Today we commemorate the fathers of the Seventh Ecumenical Council, the Second Council of Nicaea. This council was called together by the Empress Irene in 787 to condemn the heresy of iconoclasm that had broken out in the Church much earlier in the eighth century. We know that, even though this council condemned the heresy and restored the icons to their place of veneration in the Church, iconoclasm was to break out again in the ninth century and lasted until it was finally destroyed by the Empress Theodora. Today's feast commemorates all of those saints who were among those Empress Irene, but it also commemorates all those who struggled against the heresy of iconoclasm, and who laid the theological foundation for the eventual triumph of Orthodoxy.
The theological foundation laid by the great Fathers of the Church, Saint John of Damascus and Saint Theodore the Studite, is actually very simple in its directness and subtlety. It uses the evidence of the Scriptures, first of all, to show that not all images were forbidden under the Law of Moses, but, actually, only images of false gods, This is so, because, while the Lord God seems to forbid images in the Ten Commandments, further on in the Torah, in the discussion concerning the building of the Tabernacle, He commands the making of images. He instructs the people of Israel to make gold cherubim to adorn the lid of the Ark of the Covenant.
Yes, the only images that were in fact forbidden even under the Old Law were images of false gods. Other images, those commanded in the Torah, were recognized to be useful for devotion.
But that consideration, in itself, brings us to the second essential part of the theological argument of orthodoxy in favor of the images. While it is true that the Torah commands the making of images, where is the justification for the veneration of those images? It is in the Incarnation of Our Lord, God and Savior Jesus Christ itself. Saint Paul affirms in the Letter to the Colossians that in Christ the invisible God has become visible when the Apostle says: "He [Christ] is the image of the invisible God." Thus, because Christ has become man, taking on human nature as the means for our salvation, it has become possible to make images of Him, the True God.
This fact brings us to the third conclusion, which rests upon the truth of nature itself, namely the idea that whatever is done to the image is transferred to the prototype. In human cultures the world over, it is a commonplace that we show displeasure for worldly rulers and public figures by disfiguring and destroying their images. Thus, for example, we observe the universal practice of "burning in effigy," taking the image of a hated politician and setting it on fire. Everyone instinctually knows that this action is an insult to the person himself. The action against the image is transferred to the prototype, because the image participates in the identity of the prototype.
Since the very earliest days of Christianity, the existence of the icons has always been connected with the greatest of all icons, which by its existence itself seemed to justify and promote the existence of all the holy images. That icon is referred to as The Icon Not Made By Hands. This famous image of the face of the Lord Jesus was said to have been miraculously made by the Lord Jesus Himself, when He pressed His face against a cloth, which He sent to Abgar, the King of Edessa. Looking upon this image cured the king of leprosy.

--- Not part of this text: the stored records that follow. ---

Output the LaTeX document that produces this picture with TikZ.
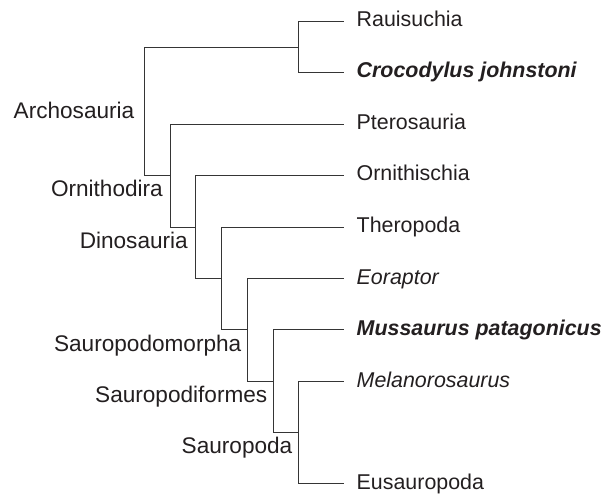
\documentclass[tikz,border=0pt]{standalone}
\usepackage{fontspec}
\setmainfont{Liberation Sans}
\usepackage{tikz}
\usetikzlibrary{positioning}
\definecolor{treeline}{HTML}{353535}
\definecolor{treetext}{HTML}{231F20}

\begin{document}
\begin{tikzpicture}[
    x=1pt, y=-1pt,
    leaf/.style={anchor=west, inner xsep=12.5pt, inner ysep=0pt, text height=15.5pt, text depth=4.5pt,
        text=treetext, font=\fontsize{21.4}{24}\selectfont},
    clade/.style={inner xsep=6pt, inner ysep=0pt, text height=16.4pt, text depth=4.8pt,
        text=treetext, font=\fontsize{22.6}{26}\selectfont},
    branch/.style={draw=treeline, line width=1.2pt}
]
    \useasboundingbox (0,0) rectangle (604,494);

    % terminal taxa
    \node (rau)   [leaf] at (344,21.5)  {Rauisuchia};
    \node (croc)  [leaf] at (344,72.5)  {\bfseries\itshape Crocodylus johnstoni};
    \node (ptero) [leaf] at (344,124.5) {Pterosauria};
    \node (ornth) [leaf] at (344,175.5) {Ornithischia};
    \node (thero) [leaf] at (344,227.5) {Theropoda};
    \node (eora)  [leaf] at (344,278.5) {\itshape Eoraptor};
    \node (muss)  [leaf] at (344,329.5) {\bfseries\itshape Mussaurus patagonicus};
    \node (mela)  [leaf] at (344,381.5) {\itshape Melanorosaurus};
    \node (eusau) [leaf] at (344,483.5) {Eusauropoda};

    % internal nodes
    \coordinate (pseudo) at (298.5,47.5);
    \coordinate (archo)  at (144.5,111.5);
    \coordinate (ornd)   at (170.5,175.5);
    \coordinate (dino)   at (195.5,227.5);
    \coordinate (sauri)  at (221.5,278.5);
    \coordinate (smorph) at (247.5,329.5);
    \coordinate (sform)  at (273.5,381.5);
    \coordinate (spoda)  at (298.5,432.5);

    % clade names
    \node (archolab)  [clade, left=4pt of archo, yshift=-1pt]       {Archosauria};
    \node (orndlab)   [clade, left=1.5pt of ornd, yshift=-15.5pt]   {Ornithodira};
    \node (dinolab)   [clade, left=1.5pt of dino, yshift=-15.5pt]   {Dinosauria};
    \node (smorphlab) [clade, left=0pt of smorph, yshift=-16pt]     {Sauropodomorpha};
    \node (sformlab)  [clade, left=0pt of sform, yshift=-15pt]      {Sauropodiformes};
    \node (spodalab)  [clade, left=0pt of spoda, yshift=-15pt]      {Sauropoda};

    % branches
    \draw [branch] (pseudo) |- (rau.west);
    \draw [branch] (pseudo) |- (croc.west);
    \draw [branch] (archo) |- (pseudo);
    \draw [branch] (archo) |- (ornd);
    \draw [branch] (ornd) |- (ptero.west);
    \draw [branch] (ornd) |- (dino);
    \draw [branch] (dino) |- (ornth.west);
    \draw [branch] (dino) |- (sauri);
    \draw [branch] (sauri) |- (thero.west);
    \draw [branch] (sauri) |- (smorph);
    \draw [branch] (smorph) |- (eora.west);
    \draw [branch] (smorph) |- (sform);
    \draw [branch] (sform) |- (muss.west);
    \draw [branch] (sform) |- (spoda);
    \draw [branch] (spoda) |- (mela.west);
    \draw [branch] (spoda) |- (eusau.west);
\end{tikzpicture}
\end{document}
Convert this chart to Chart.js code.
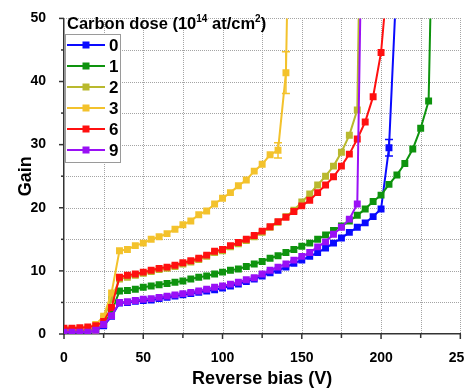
<!DOCTYPE html>
<html><head><meta charset="utf-8">
<script src="https://cdn.jsdelivr.net/npm/chart.js@4/dist/chart.umd.min.js"></script>
<style>html,body{margin:0;padding:0;background:#fff;overflow:hidden}canvas{display:block}</style>
</head><body>
<canvas id="c" width="480" height="391"></canvas>
<script>
// Reverse bias voltage (V), common grid for all series
const bias = [0,5,10,15,20,25,30,35,40,45,50,55,60,65,70,75,80,85,90,95,100,105,110,115,120,125,130,135,140,145,150,155,160,165,170,175,180,185,190,195,200,205,210,215,220,225,230];
const doses = ['0','1','2','3','6','9'];
const colors = ['#0A0AFF','#0E930E','#B9B92E','#F3C22C','#FF1010','#9A10F5'];
// Gain values (one per bias step, starting at 0 V)
const gain0 = [0.3,0.3,0.3,0.3,0.5,1.3,2.8,4.9,5.0,5.2,5.3,5.4,5.6,5.8,6.0,6.2,6.4,6.6,6.8,7.0,7.3,7.6,7.9,8.3,8.7,9.2,9.7,10.1,10.6,11.2,11.7,12.3,12.9,13.6,14.4,15.2,16.1,16.9,17.6,18.6,19.8,29.5];
const gain1 = [0.5,0.5,0.5,0.6,0.8,1.5,3.5,6.8,6.9,7.1,7.4,7.6,7.8,8.0,8.2,8.4,8.7,9.0,9.2,9.5,9.8,10.1,10.3,10.7,11.1,11.5,12.0,12.4,12.9,13.4,13.9,14.4,15.0,15.7,16.4,17.1,17.9,18.8,19.8,21.0,22.0,23.7,25.2,27.0,29.3,32.6,36.9];
const gain2 = [0.7,0.7,0.7,0.8,0.3,2.5,5.5,8.7,9.0,9.3,9.6,9.9,10.2,10.4,10.7,11.1,11.4,11.8,12.3,12.9,13.2,13.8,14.3,14.8,15.4,16.1,16.9,17.7,18.6,19.6,20.9,22.2,23.6,25.0,26.6,28.8,31.5,35.5];
const gain3 = [0.7,0.7,0.8,0.9,1.5,2.8,6.5,13.2,13.4,14.0,14.4,15.0,15.4,15.9,16.6,17.3,17.9,18.9,19.5,20.6,21.5,22.4,23.5,24.4,25.8,26.9,28.4,29.1,41.4];
const gain6 = [0.9,0.9,1.0,1.1,1.3,2.0,4.2,9.0,9.3,9.5,9.8,10.1,10.4,10.6,10.9,11.3,11.6,12.0,12.5,13.1,13.4,14.0,14.5,15.0,15.6,16.3,17.0,17.8,18.5,19.4,20.3,21.2,22.4,23.6,24.9,26.6,28.5,30.9,33.6,37.6,44.6];
const gain9 = [0.3,0.3,0.3,0.3,0.6,1.5,2.9,5.0,5.1,5.3,5.5,5.6,5.8,6.0,6.2,6.4,6.6,6.8,7.1,7.4,7.6,7.9,8.2,8.6,8.9,9.5,10.1,10.6,11.1,11.7,12.3,12.9,13.8,14.6,15.8,16.9,18.2,20.6];
const gains = [gain0, gain1, gain2, gain3, gain6, gain9];
// Breakdown: last measured point beyond the plotted range
const tailBias = [210, 231.5, 186.5, 141.5, 204, 187.5];
const tailGain = [57, 55, 60, 62, 56, 60];
// Error bars (series index, bias, +/- gain)
const errSeries = [3, 3, 0];
const errBias = [135, 140, 205];
const errSize = [1.2, 3.3, 1.3];
// Axis tick labels
const xLabels = [0, 50, 100, 150, 200, 250];
const yLabels = [0, 10, 20, 30, 40, 50];

const FONT = "'Liberation Sans', Arial, sans-serif";
Chart.defaults.font.family = FONT;
Chart.defaults.color = '#000';

const datasets = gains.map((g, i) => {
  const pts = g.map((v, j) => ({x: bias[j], y: v}));
  pts.push({x: tailBias[i], y: tailGain[i]});
  return {
    label: doses[i],
    data: pts,
    showLine: true,
    borderColor: colors[i],
    backgroundColor: colors[i],
    borderWidth: 2,
    pointStyle: 'rect',
    pointRadius: pts.map((p, j) => j === pts.length - 1 ? 0 : 4.9),
    pointBorderWidth: 0,
    order: 5 - i
  };
});

const extras = {
  id: 'extras',
  beforeDatasetsDraw(chart) {
    // dotted grid lines at every tick, drawn as small dots
    const {ctx, chartArea: a, scales: {x, y}} = chart;
    ctx.save();
    ctx.fillStyle = '#a4a4a4';
    x.ticks.forEach(t => {
      if (t.value === 0) return;
      const px = Math.round(x.getPixelForValue(t.value));
      for (let yy = Math.round(a.top); yy < a.bottom; yy += 2) ctx.fillRect(px, yy, 1, 1);
    });
    y.ticks.forEach(t => {
      if (t.value === 0) return;
      const py = Math.round(y.getPixelForValue(t.value));
      for (let xx = Math.round(a.left) + 2; xx < a.right; xx += 2) ctx.fillRect(xx, py, 1, 1);
    });
    ctx.restore();
  },
  afterDatasetsDraw(chart) {
    const {ctx, chartArea: a, scales: {x, y}} = chart;
    ctx.save();
    ctx.beginPath(); ctx.rect(a.left, a.top, a.right - a.left, a.bottom - a.top); ctx.clip();
    // error bars
    errSeries.forEach((s, k) => {
      const i = bias.indexOf(errBias[k]);
      const g = gains[s][i];
      const px = x.getPixelForValue(errBias[k]);
      const y1 = y.getPixelForValue(g + errSize[k]);
      const y2 = y.getPixelForValue(g - errSize[k]);
      ctx.strokeStyle = colors[s]; ctx.lineWidth = 1.5;
      ctx.beginPath();
      ctx.moveTo(px, y1); ctx.lineTo(px, y2);
      ctx.moveTo(px - 4, y1); ctx.lineTo(px + 4, y1);
      ctx.moveTo(px - 4, y2); ctx.lineTo(px + 4, y2);
      ctx.stroke();
    });
    ctx.restore();
  },
  afterDraw(chart) {
    const {ctx, chartArea: a, scales: {x, y}} = chart;
    ctx.save();
    // axis tick marks
    ctx.strokeStyle = '#333'; ctx.lineWidth = 1.5;
    y.ticks.forEach(t => {
      const py = y.getPixelForValue(t.value);
      const len = yLabels.includes(t.value) ? 5 : 3;
      ctx.beginPath(); ctx.moveTo(a.left, py); ctx.lineTo(a.left - len, py); ctx.stroke();
    });
    x.ticks.forEach(t => {
      const px = x.getPixelForValue(t.value);
      const len = xLabels.includes(t.value) ? 5 : 4;
      ctx.beginPath(); ctx.moveTo(px, a.bottom); ctx.lineTo(px, a.bottom + len); ctx.stroke();
    });
    // legend title
    ctx.fillStyle = '#000';
    ctx.textBaseline = 'alphabetic';
    let tx = a.left + 3; const ty = 29;
    const parts = [['Carbon dose (10', 16.5, 0], ['14', 10, -7], [' at/cm', 16.5, 0], ['2', 10, -7], [')', 16.5, 0]];
    parts.forEach(([s, sz, dy]) => {
      ctx.font = `bold ${sz}px ${FONT}`;
      ctx.fillText(s, tx, ty + dy);
      tx += ctx.measureText(s).width;
    });
    // legend box
    const bx = a.left + 1, by = 34, bw = 55, bh = 128;
    ctx.fillStyle = '#fff';
    ctx.fillRect(bx, by, bw, bh);
    ctx.strokeStyle = '#9a9a9a'; ctx.lineWidth = 1;
    ctx.strokeRect(bx + 0.5, by + 0.5, bw, bh);
    doses.forEach((d, i) => {
      const ly = 45 + 21 * i;
      ctx.strokeStyle = colors[i]; ctx.lineWidth = 2;
      ctx.beginPath(); ctx.moveTo(bx + 2, ly); ctx.lineTo(bx + 40, ly); ctx.stroke();
      ctx.fillStyle = colors[i];
      ctx.fillRect(bx + 21 - 3.5, ly - 3.5, 7, 7);
      ctx.fillStyle = '#000';
      ctx.font = `bold 17px ${FONT}`;
      ctx.textBaseline = 'middle';
      ctx.fillText(d, bx + 44, ly + 1);
    });
    ctx.restore();
  }
};

new Chart(document.getElementById('c'), {
  type: 'scatter',
  data: {datasets},
  options: {
    responsive: false,
    animation: false,
    layout: {padding: {top: 14, right: 18, left: 0, bottom: 0}},
    plugins: {legend: {display: false}, tooltip: {enabled: false}},
    scales: {
      x: {
        type: 'linear', min: 0, max: 250,
        afterFit(s) { s.height = 57; },
        ticks: {
          stepSize: 25, autoSkip: false, maxRotation: 0, padding: 8,
          font: {size: 14, weight: 'bold'}, color: '#000',
          callback: v => xLabels.includes(v) ? String(v) : ''
        },
        grid: {display: false},
        border: {display: true, color: '#333', width: 1.5},
        title: {display: true, text: 'Reverse bias (V)', font: {size: 18, weight: 'bold'}, color: '#000', padding: {top: 0, bottom: 1}}
      },
      y: {
        min: 0, max: 50,
        afterFit(s) { s.width = 64; },
        ticks: {
          stepSize: 5, autoSkip: false, padding: 10,
          font: {size: 14, weight: 'bold'}, color: '#000',
          callback: v => yLabels.includes(v) ? String(v) : ''
        },
        grid: {display: false},
        border: {display: true, color: '#333', width: 1.5},
        title: {display: true, text: 'Gain', font: {size: 18, weight: 'bold'}, color: '#000', padding: {top: 15, bottom: 0}}
      }
    }
  },
  plugins: [extras]
});
</script>
</body></html>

The Icon Not Made By Hands in turn makes us contemplate the other, foundational "icon not made by hands," the image of God made in the very beginning: the human being. The very first book of the Bible, the Book of Genesis, tells us, "God said, 'Let us make the human being in our image and likeness... in the image of God He made them; male and female He created them.'" The likeness of that image was lost through sin, it is true, but it has been restored in Christ, the Image of the Invisible God. In Christ, we are all now renovated images of God, restored to the original glory of the likeness of God. This is the foundation of all of Christian ethics. We don't treat the images of God casually, carelessly or with contempt. We have the utmost respect for these "icons not made by hands" because whatever is done to the image is transferred to the prototype.